Sacred Moments

It was the middle of the day.  There were four of us.  A woman, her husband, their doula, and a baby ready to be born.  The light was muted by curtains.  She had carefully created this birthing room in her home.

It was an ordinary weekday.  The neighborhood went about its business.  The postman delivered the mail.  In the distance, someone cut the grass.  The school bus picked up and dropped off children.

But inside the birthing room, something transcendent was happening.

Inside the birthing room, there was silence.  For an hour, complete silence as the woman worked with her waves.  The only sound was water.  Each time a wave began, I slowly poured water from a pitcher down her back.  And in the background, water flowed from a fountain she had placed in the room.

I didn’t dare speak.  The space was heavy with the sacred.

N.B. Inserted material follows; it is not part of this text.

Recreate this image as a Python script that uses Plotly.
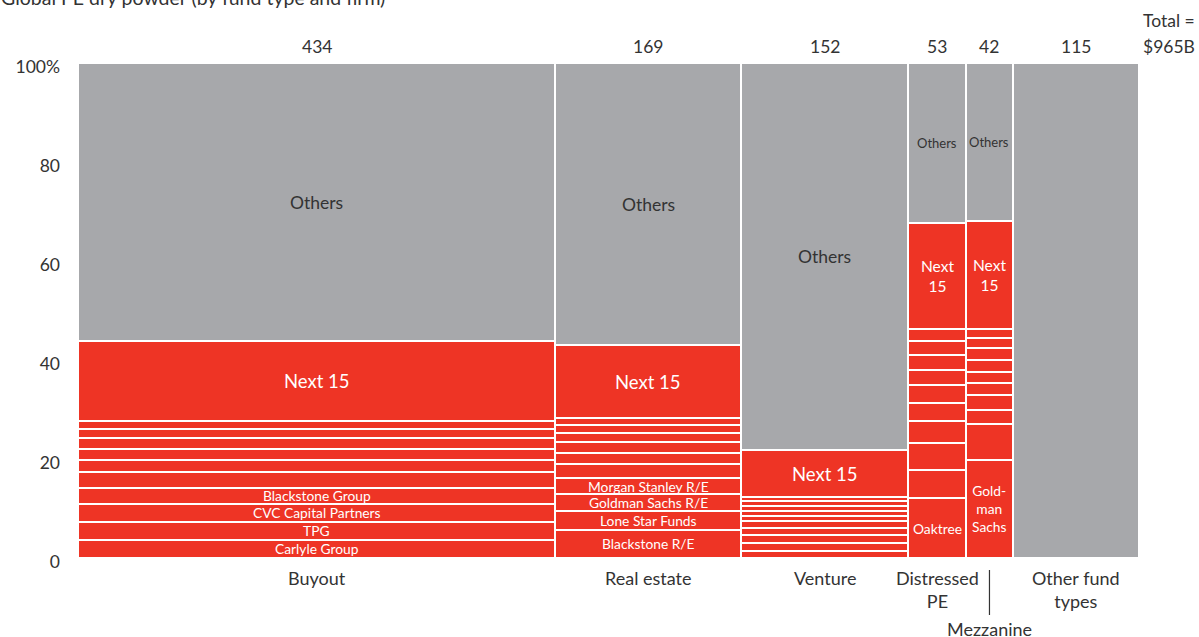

This is what the Lord says—he who made you, who formed you in the womb, and will help you:  Do not be afraid…

for I will pour out water on the thirsty land…

I will pour out my Spirit on your offspring and my blessing on your descendants. 

They will spring up like grass in a meadow, like poplar trees by flowing streams.

(Isaiah 44:2-4)

Even the sparrow has found a home, and the swallow a nest for herself,

where she may have her young—a place near your altar. 

(Psalm 84:3)

This is what the Lord says—he who created you…he who formed you…

“Fear not, for I have redeemed you by name; you are mine. 

When you pass through the waters, I will be with you;

and when you pass through the rivers, they will not sweep over you…

Since you are precious and honored in my sight, and because I love you.” 

(Isaiah 43:1-4)

I glimpse the sacred at all births I attend.  I feel near to the altar.  Like a priestess serving the woman; but ultimately the Author of this new life.  It is a meeting of worlds–the spiritual and physical.  Soon after, the midwife and her apprentice arrived.  The baby was born.  And the world carried on, though forever changed by a new life.

As birth servants, may we ever tread carefully in these birthing rooms.  These altars.